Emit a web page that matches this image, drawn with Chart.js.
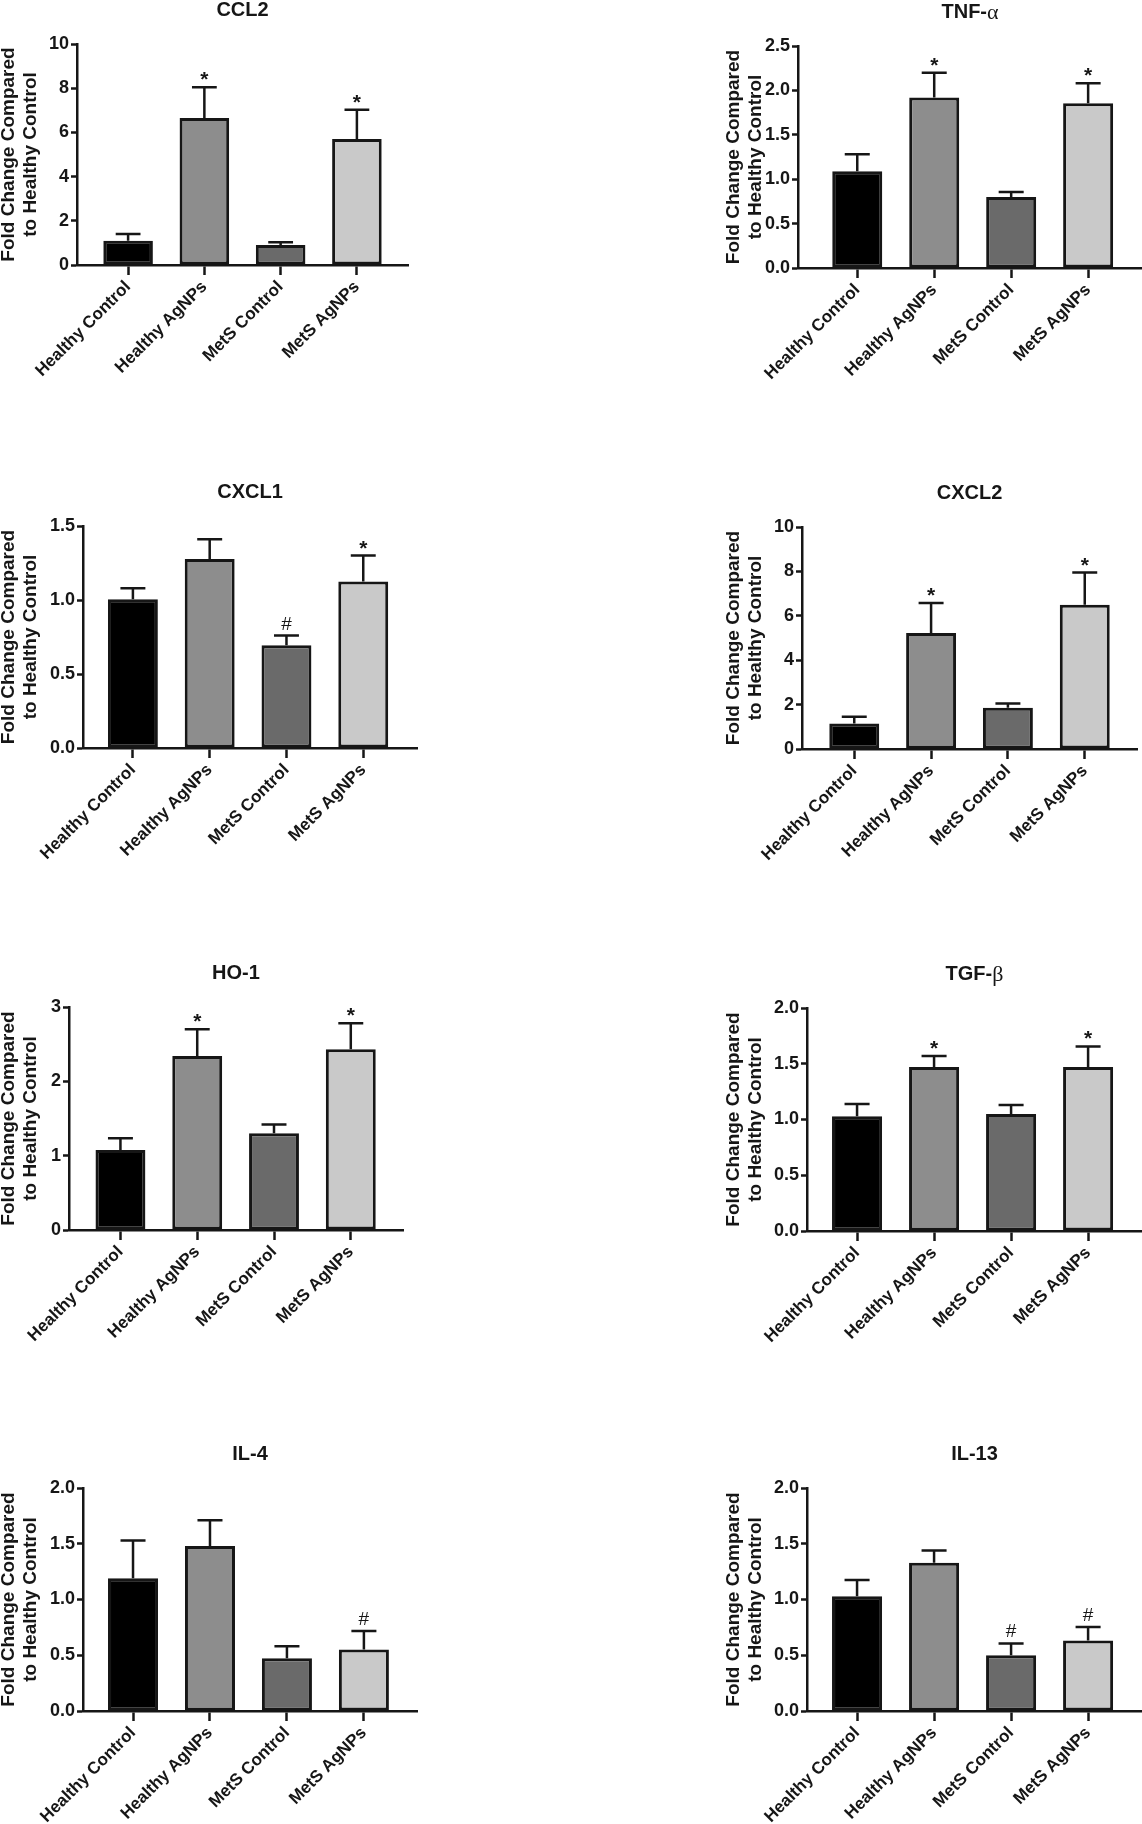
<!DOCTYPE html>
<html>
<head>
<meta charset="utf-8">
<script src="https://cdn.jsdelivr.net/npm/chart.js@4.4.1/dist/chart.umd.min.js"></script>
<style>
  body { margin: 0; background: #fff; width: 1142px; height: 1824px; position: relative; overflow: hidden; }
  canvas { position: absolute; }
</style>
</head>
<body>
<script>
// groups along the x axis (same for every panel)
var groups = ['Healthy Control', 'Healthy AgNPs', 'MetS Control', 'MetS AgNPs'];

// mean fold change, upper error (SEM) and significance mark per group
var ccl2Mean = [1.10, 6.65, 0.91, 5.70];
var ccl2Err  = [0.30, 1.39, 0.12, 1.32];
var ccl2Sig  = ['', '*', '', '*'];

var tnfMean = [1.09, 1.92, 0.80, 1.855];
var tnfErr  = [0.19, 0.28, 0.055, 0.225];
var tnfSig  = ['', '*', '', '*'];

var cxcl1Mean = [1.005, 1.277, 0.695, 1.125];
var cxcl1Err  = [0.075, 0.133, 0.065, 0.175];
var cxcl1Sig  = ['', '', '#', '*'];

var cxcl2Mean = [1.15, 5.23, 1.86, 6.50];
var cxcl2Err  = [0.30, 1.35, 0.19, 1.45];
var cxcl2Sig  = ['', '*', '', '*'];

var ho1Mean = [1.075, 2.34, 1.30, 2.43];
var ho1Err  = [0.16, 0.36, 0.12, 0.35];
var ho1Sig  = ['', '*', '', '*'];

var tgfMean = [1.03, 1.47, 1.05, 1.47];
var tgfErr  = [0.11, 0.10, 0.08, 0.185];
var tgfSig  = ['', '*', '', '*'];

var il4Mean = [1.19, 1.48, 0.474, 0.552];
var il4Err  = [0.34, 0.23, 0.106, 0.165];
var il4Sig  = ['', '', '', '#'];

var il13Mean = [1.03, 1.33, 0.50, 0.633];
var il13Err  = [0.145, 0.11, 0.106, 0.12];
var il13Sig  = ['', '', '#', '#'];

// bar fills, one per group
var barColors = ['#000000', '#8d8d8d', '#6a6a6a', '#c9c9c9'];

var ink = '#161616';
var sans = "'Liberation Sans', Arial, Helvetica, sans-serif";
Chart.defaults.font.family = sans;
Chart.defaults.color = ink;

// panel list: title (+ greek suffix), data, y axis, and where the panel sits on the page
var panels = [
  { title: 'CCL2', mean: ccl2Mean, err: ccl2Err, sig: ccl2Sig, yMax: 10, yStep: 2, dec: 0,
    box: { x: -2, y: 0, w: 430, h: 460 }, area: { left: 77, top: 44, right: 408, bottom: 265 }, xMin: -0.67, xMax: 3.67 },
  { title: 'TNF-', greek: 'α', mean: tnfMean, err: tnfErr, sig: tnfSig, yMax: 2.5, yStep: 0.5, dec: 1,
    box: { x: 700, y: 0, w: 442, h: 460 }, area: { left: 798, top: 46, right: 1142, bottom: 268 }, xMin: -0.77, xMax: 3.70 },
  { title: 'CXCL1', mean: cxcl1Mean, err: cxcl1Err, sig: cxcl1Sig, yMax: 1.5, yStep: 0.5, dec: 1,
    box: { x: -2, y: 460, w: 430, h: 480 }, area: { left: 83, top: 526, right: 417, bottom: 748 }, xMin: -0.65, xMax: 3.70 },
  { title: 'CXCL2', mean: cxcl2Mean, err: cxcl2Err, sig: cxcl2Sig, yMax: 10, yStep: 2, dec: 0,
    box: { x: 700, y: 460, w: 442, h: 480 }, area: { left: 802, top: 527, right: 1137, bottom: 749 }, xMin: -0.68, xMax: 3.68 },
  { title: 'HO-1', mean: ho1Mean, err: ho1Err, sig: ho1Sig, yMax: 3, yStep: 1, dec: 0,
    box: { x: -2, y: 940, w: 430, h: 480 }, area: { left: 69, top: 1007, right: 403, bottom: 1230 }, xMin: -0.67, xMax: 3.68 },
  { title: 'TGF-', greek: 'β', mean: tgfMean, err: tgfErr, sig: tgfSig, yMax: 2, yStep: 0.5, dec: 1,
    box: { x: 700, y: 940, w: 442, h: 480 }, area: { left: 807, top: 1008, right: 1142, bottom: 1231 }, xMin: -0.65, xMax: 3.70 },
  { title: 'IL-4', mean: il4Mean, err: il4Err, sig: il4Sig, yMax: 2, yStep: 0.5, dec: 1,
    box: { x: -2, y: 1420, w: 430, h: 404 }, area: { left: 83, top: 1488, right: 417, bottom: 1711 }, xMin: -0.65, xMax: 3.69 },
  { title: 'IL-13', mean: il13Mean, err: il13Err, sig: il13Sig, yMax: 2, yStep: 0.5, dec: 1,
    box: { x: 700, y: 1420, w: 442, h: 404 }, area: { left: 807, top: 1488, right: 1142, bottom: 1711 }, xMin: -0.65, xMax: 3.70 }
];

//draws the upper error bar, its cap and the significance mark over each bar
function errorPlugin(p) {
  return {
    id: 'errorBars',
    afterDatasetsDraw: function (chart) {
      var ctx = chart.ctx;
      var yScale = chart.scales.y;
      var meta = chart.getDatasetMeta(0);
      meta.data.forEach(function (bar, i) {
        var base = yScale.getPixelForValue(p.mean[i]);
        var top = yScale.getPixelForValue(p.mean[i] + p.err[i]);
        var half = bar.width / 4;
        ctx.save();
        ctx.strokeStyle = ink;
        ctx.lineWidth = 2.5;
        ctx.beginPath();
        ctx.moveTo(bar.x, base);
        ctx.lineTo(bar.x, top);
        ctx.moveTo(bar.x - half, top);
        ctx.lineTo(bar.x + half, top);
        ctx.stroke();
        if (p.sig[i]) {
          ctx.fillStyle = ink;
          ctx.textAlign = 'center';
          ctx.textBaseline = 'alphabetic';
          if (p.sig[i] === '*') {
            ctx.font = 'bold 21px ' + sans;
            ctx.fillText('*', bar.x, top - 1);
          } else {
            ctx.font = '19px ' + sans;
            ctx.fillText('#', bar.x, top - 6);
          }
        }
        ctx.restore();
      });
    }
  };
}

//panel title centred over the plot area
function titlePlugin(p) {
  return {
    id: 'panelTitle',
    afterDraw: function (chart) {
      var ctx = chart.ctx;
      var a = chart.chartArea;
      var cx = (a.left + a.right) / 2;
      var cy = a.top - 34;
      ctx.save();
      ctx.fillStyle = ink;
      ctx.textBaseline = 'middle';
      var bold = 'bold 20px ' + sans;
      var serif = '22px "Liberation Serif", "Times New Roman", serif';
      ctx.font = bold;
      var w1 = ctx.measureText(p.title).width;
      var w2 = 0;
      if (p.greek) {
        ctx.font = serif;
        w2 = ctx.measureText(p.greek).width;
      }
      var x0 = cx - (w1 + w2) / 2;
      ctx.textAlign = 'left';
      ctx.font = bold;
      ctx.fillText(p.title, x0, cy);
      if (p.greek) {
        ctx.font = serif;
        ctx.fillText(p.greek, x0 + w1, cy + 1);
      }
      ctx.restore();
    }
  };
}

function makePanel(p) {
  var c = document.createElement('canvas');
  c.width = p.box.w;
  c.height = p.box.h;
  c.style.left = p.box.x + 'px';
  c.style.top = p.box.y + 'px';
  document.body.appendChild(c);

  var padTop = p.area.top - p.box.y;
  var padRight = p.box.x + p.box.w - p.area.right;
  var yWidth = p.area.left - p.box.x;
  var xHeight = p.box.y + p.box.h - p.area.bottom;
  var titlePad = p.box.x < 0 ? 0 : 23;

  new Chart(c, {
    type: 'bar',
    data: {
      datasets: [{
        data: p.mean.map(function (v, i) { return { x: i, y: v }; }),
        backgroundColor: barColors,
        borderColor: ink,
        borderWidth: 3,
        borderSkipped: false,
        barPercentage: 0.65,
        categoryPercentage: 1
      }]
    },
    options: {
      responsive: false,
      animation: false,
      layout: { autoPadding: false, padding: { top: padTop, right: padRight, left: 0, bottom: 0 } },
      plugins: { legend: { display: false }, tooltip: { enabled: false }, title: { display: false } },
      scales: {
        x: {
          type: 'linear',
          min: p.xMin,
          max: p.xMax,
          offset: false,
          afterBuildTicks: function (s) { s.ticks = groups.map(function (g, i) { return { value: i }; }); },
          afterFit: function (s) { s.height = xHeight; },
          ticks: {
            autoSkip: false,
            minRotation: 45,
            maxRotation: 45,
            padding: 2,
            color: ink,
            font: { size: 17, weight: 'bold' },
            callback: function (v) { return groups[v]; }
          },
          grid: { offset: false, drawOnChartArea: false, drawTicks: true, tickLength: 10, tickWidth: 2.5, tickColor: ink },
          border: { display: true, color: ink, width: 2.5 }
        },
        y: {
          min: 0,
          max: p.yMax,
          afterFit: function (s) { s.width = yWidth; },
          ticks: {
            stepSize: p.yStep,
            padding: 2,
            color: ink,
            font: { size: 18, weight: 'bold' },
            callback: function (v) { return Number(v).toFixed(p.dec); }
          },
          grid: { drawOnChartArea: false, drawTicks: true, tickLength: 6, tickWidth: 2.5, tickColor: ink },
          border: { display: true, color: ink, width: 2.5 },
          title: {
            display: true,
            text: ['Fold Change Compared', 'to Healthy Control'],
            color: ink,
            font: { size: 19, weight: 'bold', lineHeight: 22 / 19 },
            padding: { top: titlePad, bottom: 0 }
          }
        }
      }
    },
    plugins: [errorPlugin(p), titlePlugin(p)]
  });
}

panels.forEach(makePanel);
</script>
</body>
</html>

================================

◆ WHAT YOU WILL DO
Write out, word for word, the lines from the start of the data through the one holding "Chart.defaults.color = ink;". Omit pictures.

◆ WORKED ANSWER
Emit a web page that matches this image, drawn with Chart.js.
<!DOCTYPE html>
<html>
<head>
<meta charset="utf-8">
<script src="https://cdn.jsdelivr.net/npm/chart.js@4.4.1/dist/chart.umd.min.js"></script>
<style>
  body { margin: 0; background: #fff; width: 1142px; height: 1824px; position: relative; overflow: hidden; }
  canvas { position: absolute; }
</style>
</head>
<body>
<script>
// groups along the x axis (same for every panel)
var groups = ['Healthy Control', 'Healthy AgNPs', 'MetS Control', 'MetS AgNPs'];

// mean fold change, upper error (SEM) and significance mark per group
var ccl2Mean = [1.10, 6.65, 0.91, 5.70];
var ccl2Err  = [0.30, 1.39, 0.12, 1.32];
var ccl2Sig  = ['', '*', '', '*'];

var tnfMean = [1.09, 1.92, 0.80, 1.855];
var tnfErr  = [0.19, 0.28, 0.055, 0.225];
var tnfSig  = ['', '*', '', '*'];

var cxcl1Mean = [1.005, 1.277, 0.695, 1.125];
var cxcl1Err  = [0.075, 0.133, 0.065, 0.175];
var cxcl1Sig  = ['', '', '#', '*'];

var cxcl2Mean = [1.15, 5.23, 1.86, 6.50];
var cxcl2Err  = [0.30, 1.35, 0.19, 1.45];
var cxcl2Sig  = ['', '*', '', '*'];

var ho1Mean = [1.075, 2.34, 1.30, 2.43];
var ho1Err  = [0.16, 0.36, 0.12, 0.35];
var ho1Sig  = ['', '*', '', '*'];

var tgfMean = [1.03, 1.47, 1.05, 1.47];
var tgfErr  = [0.11, 0.10, 0.08, 0.185];
var tgfSig  = ['', '*', '', '*'];

var il4Mean = [1.19, 1.48, 0.474, 0.552];
var il4Err  = [0.34, 0.23, 0.106, 0.165];
var il4Sig  = ['', '', '', '#'];

var il13Mean = [1.03, 1.33, 0.50, 0.633];
var il13Err  = [0.145, 0.11, 0.106, 0.12];
var il13Sig  = ['', '', '#', '#'];

// bar fills, one per group
var barColors = ['#000000', '#8d8d8d', '#6a6a6a', '#c9c9c9'];

var ink = '#161616';
var sans = "'Liberation Sans', Arial, Helvetica, sans-serif";
Chart.defaults.font.family = sans;
Chart.defaults.color = ink;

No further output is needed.